**Description of the task:** With all pictures omitted, return verbatim the lines from the beginning of the records below through the line containing "freq = list(range(100, 1001, 5))".

[Stored items]
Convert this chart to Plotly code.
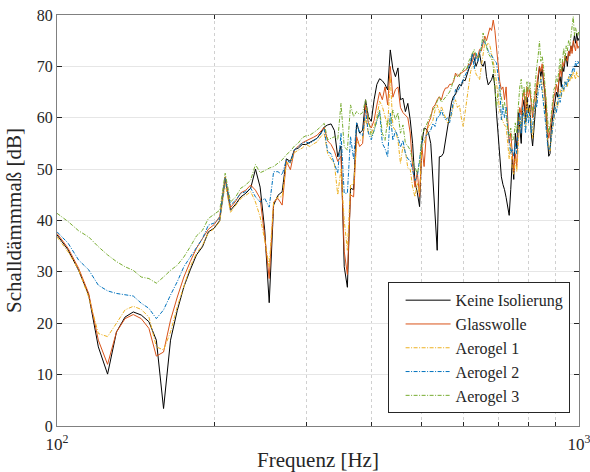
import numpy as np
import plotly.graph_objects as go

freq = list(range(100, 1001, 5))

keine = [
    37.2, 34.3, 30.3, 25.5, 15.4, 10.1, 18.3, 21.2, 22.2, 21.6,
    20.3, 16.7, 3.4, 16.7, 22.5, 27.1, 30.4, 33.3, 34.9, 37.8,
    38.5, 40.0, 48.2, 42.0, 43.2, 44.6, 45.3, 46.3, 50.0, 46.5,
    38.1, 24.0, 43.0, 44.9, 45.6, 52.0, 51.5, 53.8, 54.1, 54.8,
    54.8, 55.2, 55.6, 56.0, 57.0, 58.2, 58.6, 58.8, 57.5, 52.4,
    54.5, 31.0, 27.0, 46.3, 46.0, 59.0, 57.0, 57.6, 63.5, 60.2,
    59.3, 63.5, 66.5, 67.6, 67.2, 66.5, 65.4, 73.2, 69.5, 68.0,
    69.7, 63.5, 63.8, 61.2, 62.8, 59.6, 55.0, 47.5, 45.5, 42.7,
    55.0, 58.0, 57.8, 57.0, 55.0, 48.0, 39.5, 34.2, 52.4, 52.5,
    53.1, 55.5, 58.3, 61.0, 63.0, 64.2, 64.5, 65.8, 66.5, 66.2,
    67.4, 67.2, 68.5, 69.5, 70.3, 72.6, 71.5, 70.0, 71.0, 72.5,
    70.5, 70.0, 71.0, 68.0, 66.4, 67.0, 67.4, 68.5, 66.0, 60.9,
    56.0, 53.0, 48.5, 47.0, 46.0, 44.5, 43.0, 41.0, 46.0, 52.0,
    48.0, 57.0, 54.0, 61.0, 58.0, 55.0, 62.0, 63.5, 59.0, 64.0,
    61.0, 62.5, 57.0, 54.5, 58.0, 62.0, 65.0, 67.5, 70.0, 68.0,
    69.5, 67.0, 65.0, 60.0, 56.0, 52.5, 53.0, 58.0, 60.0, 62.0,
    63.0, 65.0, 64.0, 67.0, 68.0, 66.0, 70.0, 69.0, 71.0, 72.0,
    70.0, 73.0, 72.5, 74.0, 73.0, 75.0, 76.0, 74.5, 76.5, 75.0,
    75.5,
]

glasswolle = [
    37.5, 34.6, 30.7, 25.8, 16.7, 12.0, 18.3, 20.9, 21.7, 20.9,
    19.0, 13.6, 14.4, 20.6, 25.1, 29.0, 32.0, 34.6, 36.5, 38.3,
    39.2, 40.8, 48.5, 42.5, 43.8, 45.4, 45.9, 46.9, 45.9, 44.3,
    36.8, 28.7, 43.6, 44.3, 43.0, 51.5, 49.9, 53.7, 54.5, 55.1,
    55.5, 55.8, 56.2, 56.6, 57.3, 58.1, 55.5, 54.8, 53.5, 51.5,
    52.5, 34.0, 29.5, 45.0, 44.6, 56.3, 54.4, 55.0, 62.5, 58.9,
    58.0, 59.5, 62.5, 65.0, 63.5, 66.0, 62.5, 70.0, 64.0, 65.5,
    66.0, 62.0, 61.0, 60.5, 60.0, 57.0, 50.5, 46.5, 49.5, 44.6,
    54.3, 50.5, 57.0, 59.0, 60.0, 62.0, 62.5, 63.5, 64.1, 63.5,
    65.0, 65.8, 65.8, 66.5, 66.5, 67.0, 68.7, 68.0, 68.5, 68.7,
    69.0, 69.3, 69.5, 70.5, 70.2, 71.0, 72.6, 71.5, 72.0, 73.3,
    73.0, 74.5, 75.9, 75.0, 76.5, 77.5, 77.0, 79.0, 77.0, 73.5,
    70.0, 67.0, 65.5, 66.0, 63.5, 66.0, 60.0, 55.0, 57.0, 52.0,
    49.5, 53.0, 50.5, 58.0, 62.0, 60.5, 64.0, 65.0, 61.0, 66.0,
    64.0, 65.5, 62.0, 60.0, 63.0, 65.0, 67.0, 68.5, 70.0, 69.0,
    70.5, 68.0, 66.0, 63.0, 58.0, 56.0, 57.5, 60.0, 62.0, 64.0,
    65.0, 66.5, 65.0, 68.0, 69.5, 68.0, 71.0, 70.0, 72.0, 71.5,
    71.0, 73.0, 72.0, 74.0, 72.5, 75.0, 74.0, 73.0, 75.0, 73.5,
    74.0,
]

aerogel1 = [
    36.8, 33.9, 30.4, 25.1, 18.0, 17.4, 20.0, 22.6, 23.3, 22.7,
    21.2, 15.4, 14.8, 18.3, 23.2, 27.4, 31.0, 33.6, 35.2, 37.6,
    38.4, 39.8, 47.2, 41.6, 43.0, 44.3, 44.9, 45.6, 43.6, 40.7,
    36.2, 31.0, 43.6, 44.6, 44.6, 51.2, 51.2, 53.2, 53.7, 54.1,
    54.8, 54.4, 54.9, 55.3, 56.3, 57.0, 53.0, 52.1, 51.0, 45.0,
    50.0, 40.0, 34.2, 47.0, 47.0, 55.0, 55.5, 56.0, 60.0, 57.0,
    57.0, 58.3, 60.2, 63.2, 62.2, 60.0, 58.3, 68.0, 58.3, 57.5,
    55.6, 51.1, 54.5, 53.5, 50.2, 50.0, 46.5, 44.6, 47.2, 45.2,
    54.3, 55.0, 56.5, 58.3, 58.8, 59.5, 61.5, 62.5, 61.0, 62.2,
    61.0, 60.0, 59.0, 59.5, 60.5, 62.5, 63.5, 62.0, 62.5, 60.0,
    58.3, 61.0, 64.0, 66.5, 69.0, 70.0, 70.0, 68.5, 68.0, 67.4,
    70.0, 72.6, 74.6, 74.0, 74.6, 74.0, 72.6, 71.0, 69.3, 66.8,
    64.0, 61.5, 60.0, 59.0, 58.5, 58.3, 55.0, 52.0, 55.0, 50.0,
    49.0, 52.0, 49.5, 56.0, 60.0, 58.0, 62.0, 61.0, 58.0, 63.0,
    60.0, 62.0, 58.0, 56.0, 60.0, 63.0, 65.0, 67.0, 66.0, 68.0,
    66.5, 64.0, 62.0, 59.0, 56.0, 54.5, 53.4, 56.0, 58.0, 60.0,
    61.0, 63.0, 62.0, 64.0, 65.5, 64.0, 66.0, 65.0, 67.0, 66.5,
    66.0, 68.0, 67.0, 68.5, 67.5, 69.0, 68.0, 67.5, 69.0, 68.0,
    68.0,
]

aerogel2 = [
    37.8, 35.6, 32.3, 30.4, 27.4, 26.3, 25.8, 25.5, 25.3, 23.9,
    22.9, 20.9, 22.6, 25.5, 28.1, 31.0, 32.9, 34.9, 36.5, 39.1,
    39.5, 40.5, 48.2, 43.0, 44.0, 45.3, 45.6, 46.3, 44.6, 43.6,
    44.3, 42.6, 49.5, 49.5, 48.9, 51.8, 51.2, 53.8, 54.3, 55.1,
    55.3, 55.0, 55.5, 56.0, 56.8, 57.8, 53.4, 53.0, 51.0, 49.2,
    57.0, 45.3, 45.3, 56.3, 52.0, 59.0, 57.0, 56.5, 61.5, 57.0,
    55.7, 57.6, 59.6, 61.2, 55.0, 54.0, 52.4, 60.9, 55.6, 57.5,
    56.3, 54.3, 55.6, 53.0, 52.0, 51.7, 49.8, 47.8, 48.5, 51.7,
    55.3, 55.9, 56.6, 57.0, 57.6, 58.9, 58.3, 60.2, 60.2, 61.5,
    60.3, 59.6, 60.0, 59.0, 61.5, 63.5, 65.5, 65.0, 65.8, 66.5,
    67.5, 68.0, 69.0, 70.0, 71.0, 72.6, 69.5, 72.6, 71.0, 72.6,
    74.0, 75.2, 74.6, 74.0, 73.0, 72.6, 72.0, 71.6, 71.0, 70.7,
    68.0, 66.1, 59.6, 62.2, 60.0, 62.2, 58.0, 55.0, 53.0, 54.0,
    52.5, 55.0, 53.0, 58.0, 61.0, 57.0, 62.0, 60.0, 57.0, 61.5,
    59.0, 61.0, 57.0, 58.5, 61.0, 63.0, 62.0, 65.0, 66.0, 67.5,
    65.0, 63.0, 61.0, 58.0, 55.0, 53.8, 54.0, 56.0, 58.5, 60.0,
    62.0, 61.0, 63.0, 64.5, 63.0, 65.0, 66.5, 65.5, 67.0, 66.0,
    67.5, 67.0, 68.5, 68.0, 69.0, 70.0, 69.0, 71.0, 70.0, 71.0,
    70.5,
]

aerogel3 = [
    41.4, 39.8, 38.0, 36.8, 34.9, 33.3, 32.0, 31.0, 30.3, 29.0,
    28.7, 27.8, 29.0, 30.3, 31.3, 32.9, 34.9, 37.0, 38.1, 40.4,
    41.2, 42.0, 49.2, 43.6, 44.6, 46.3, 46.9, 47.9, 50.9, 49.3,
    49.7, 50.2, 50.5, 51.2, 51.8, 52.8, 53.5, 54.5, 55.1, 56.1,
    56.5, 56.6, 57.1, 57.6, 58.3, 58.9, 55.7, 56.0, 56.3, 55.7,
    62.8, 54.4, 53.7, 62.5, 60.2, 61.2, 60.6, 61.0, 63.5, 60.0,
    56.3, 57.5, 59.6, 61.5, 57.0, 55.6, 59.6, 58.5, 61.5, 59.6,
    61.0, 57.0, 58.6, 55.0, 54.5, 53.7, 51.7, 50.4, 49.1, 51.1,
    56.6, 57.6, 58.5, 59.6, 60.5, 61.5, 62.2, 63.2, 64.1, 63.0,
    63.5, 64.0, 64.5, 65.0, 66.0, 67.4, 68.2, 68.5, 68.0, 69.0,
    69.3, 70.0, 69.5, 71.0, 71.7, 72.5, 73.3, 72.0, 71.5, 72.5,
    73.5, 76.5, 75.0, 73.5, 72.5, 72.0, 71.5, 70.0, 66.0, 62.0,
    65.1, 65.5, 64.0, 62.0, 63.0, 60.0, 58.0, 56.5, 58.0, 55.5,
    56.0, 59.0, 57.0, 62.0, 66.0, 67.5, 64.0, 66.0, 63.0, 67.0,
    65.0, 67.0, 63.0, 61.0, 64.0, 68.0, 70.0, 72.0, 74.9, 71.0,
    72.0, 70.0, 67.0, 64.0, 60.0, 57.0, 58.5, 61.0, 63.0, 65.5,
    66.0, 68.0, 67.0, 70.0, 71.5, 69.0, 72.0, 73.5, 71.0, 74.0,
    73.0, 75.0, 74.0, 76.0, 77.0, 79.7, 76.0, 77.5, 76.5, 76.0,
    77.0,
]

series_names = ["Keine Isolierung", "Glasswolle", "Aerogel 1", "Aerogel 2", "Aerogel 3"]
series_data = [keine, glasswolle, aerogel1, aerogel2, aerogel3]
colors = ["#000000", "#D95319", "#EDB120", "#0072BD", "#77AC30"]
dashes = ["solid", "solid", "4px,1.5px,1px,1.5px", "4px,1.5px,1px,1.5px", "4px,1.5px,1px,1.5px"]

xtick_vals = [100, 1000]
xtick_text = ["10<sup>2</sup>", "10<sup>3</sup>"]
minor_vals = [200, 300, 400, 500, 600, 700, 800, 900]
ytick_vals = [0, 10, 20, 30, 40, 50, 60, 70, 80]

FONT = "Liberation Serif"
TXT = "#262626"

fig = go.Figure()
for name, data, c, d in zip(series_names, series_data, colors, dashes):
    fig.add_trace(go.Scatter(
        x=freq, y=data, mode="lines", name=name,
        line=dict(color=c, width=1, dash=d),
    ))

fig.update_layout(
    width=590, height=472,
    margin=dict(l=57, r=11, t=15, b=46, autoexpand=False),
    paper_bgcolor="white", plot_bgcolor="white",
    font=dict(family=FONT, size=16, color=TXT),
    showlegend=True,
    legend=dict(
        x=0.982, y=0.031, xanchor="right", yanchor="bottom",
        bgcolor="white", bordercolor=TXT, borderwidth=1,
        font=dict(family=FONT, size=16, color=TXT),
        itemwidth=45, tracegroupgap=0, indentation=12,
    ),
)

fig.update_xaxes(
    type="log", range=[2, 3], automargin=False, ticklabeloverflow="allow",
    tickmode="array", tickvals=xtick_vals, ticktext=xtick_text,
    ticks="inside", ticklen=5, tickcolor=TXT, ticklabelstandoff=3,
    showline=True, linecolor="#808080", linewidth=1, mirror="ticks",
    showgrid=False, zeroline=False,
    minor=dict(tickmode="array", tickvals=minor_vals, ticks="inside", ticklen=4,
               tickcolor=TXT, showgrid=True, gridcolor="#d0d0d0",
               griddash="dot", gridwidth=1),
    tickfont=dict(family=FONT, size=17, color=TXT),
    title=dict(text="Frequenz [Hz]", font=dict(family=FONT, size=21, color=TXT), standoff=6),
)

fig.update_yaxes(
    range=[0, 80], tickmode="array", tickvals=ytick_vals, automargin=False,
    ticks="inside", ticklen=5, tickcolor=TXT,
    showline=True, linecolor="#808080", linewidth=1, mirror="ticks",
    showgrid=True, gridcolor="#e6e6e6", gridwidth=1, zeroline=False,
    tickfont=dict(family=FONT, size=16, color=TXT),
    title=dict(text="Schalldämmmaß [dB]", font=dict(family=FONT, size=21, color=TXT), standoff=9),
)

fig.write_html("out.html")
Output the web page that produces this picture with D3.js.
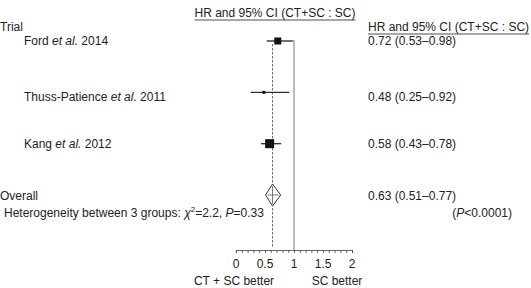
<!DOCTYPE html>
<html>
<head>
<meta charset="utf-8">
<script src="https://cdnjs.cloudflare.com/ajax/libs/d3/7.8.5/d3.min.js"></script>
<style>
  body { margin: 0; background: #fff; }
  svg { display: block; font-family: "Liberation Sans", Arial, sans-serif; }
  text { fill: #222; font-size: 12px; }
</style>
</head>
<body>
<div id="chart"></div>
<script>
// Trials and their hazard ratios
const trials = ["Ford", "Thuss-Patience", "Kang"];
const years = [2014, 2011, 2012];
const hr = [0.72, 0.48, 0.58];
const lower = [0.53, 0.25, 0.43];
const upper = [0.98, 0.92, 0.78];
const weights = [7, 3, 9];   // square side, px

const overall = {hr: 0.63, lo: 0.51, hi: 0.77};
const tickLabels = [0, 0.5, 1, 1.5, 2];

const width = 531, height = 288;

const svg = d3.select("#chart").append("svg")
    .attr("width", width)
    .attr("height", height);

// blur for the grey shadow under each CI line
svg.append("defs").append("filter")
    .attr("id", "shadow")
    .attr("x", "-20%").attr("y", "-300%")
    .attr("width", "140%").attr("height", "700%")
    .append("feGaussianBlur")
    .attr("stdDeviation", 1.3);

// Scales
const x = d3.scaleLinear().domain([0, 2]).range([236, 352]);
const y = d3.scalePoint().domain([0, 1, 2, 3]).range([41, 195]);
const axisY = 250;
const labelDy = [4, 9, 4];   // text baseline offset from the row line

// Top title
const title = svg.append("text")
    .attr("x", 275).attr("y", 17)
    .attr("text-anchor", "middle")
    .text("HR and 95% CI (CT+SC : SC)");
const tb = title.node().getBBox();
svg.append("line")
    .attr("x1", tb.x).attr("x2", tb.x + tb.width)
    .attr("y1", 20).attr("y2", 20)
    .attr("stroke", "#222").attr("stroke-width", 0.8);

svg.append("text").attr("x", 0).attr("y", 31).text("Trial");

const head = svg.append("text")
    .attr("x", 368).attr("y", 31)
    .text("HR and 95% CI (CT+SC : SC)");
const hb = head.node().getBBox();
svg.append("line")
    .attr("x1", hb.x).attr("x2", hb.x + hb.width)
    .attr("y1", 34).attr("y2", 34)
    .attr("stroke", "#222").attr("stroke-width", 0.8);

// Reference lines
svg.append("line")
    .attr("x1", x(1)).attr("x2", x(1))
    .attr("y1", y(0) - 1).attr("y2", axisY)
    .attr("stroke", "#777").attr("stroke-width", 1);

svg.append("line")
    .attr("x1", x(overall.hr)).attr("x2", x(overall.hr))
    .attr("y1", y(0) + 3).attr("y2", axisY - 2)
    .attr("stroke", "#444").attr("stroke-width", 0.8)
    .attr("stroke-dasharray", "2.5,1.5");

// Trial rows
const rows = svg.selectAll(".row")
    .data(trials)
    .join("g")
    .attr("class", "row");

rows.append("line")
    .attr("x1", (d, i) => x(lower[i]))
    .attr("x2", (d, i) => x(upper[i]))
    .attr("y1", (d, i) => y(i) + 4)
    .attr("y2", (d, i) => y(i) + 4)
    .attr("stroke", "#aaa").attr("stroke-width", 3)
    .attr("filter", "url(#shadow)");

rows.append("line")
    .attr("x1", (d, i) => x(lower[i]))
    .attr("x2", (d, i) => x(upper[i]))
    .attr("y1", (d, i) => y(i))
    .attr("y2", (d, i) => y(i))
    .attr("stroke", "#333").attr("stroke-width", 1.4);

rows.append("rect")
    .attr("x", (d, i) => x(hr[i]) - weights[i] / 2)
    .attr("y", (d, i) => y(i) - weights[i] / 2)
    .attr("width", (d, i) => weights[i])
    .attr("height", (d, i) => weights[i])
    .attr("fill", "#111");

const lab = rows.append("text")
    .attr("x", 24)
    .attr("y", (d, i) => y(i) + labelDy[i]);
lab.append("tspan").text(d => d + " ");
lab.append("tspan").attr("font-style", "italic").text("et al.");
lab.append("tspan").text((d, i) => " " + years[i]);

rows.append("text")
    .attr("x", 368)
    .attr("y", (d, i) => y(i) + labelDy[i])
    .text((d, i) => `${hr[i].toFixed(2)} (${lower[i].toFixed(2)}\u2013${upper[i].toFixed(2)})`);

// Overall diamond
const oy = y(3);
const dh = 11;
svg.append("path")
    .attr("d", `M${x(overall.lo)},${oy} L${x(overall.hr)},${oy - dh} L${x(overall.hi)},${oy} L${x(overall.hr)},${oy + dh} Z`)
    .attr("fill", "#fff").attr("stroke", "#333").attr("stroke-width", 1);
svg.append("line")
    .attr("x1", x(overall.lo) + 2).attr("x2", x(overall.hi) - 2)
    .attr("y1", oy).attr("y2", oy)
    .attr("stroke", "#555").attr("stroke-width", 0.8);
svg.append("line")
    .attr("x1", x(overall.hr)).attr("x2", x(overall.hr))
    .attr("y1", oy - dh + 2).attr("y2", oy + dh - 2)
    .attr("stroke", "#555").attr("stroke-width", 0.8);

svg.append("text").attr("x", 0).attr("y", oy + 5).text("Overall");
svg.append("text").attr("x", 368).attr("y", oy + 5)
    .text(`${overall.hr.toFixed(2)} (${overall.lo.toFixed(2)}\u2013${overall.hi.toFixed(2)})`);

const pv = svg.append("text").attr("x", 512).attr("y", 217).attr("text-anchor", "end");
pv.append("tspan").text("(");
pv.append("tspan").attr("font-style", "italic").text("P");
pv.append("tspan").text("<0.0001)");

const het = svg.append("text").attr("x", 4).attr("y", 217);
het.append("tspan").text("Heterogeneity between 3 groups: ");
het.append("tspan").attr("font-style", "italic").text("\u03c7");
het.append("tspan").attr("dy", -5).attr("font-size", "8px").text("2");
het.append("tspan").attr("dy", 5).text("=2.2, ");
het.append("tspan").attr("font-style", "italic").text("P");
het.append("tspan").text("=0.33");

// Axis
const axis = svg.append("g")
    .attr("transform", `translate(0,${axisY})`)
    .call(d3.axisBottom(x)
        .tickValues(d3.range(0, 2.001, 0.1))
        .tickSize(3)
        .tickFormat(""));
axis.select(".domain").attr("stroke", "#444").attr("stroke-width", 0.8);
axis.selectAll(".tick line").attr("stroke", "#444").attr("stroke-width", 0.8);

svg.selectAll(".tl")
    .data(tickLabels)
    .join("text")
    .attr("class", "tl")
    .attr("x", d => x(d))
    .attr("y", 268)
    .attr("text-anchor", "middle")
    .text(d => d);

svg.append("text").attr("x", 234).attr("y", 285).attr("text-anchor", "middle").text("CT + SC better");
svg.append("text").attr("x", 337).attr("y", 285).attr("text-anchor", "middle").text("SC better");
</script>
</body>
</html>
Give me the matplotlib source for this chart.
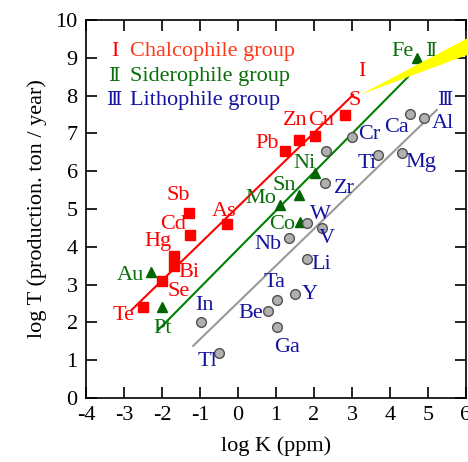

**Response for this exercise:**
Convert this chart to Plotly code.
import numpy as np
import plotly.graph_objects as go

freq = list(range(100, 1001, 5))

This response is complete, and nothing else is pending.